◆ What is being asked ◆
Sort through the entries below and pull out lines containing the word "with".

Records:
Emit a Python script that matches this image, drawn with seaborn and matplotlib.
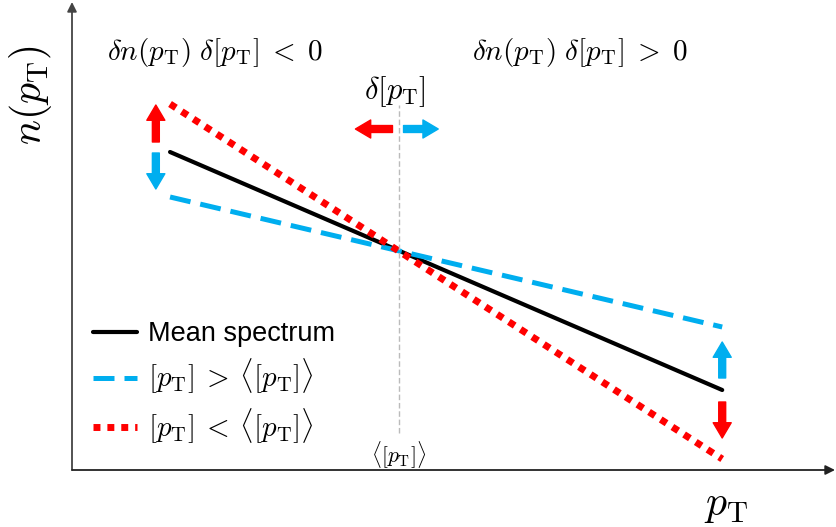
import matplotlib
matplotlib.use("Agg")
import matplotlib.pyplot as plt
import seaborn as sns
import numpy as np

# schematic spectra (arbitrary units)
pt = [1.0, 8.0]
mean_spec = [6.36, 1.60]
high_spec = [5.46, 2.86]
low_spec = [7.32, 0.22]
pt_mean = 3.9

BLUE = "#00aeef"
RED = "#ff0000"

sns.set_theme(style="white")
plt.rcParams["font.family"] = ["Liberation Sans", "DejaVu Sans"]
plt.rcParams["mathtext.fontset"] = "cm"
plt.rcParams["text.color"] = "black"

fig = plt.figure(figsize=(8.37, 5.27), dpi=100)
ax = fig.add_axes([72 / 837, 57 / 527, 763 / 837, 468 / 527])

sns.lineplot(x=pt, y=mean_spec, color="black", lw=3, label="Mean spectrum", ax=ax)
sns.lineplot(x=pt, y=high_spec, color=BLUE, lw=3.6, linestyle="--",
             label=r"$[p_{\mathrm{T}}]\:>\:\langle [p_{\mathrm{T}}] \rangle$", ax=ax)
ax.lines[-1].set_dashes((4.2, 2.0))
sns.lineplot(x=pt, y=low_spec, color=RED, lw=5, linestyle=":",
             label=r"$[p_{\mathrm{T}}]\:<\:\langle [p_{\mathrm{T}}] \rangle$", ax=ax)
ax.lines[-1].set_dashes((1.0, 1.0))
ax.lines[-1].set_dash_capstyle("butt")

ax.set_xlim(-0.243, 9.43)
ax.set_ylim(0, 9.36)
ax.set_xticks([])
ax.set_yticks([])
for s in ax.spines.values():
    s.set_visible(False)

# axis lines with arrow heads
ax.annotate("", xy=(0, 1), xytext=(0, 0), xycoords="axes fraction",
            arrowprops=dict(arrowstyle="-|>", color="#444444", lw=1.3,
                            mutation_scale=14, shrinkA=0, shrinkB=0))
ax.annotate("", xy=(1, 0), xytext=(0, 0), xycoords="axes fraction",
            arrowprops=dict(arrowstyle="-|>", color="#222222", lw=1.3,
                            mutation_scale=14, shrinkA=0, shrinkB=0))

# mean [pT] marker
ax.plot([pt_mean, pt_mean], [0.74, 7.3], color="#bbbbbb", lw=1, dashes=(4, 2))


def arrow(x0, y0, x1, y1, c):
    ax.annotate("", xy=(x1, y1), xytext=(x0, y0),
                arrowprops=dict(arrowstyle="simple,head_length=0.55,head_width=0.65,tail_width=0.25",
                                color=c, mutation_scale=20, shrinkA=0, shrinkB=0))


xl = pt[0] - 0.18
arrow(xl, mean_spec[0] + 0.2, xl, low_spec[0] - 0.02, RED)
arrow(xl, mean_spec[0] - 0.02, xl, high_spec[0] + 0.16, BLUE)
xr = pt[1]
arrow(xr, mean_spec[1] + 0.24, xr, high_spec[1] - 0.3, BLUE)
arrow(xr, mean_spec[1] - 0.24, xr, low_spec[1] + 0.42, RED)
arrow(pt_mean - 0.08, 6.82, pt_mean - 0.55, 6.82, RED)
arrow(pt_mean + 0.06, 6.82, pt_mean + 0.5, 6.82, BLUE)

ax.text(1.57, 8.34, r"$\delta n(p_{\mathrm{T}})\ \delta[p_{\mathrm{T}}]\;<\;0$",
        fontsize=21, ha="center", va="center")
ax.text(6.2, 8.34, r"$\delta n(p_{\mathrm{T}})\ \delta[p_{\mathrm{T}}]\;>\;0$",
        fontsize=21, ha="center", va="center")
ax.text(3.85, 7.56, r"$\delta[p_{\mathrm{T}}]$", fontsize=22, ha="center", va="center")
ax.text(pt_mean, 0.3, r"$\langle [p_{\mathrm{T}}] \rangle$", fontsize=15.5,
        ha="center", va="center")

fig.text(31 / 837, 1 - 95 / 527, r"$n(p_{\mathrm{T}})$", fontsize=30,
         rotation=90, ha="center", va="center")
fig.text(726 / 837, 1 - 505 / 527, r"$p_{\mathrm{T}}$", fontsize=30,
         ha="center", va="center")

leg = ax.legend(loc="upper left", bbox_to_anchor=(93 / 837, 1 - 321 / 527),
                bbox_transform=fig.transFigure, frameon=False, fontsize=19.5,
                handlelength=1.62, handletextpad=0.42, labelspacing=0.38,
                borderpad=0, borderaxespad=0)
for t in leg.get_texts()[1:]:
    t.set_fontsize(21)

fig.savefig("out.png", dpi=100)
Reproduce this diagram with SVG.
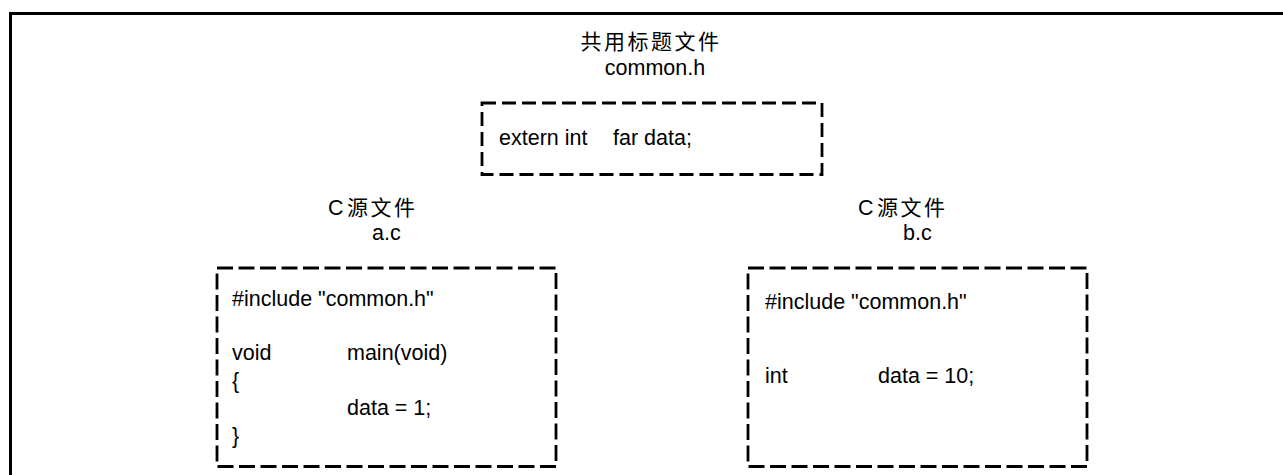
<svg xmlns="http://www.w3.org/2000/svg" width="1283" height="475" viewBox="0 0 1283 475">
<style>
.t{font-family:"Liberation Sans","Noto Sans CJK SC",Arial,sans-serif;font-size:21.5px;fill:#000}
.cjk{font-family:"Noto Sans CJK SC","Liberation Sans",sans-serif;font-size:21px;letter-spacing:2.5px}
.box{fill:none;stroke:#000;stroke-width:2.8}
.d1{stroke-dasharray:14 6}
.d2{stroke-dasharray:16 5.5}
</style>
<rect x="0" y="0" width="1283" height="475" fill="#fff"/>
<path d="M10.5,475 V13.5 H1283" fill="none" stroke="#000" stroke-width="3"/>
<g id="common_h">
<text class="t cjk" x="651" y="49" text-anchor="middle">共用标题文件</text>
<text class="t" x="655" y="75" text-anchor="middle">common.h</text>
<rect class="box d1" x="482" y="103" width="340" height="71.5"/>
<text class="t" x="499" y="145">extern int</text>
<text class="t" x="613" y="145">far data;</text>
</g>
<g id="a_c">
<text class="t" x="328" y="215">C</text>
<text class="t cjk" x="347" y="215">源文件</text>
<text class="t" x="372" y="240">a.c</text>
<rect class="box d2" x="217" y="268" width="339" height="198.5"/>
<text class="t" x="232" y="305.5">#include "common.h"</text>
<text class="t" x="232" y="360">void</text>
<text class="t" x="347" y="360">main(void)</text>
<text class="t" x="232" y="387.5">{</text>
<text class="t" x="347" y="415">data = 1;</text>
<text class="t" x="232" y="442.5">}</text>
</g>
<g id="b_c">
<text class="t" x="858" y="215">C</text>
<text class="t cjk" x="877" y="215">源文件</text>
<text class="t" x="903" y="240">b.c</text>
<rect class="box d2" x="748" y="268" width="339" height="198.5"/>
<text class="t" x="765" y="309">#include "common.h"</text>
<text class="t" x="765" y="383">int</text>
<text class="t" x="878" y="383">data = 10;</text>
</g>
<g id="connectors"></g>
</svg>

◆ Result of the task ◆
Emit a Python script that matches this image, drawn with seaborn and matplotlib.
# axis lines with arrow heads
Reproduce this diagram with SVG.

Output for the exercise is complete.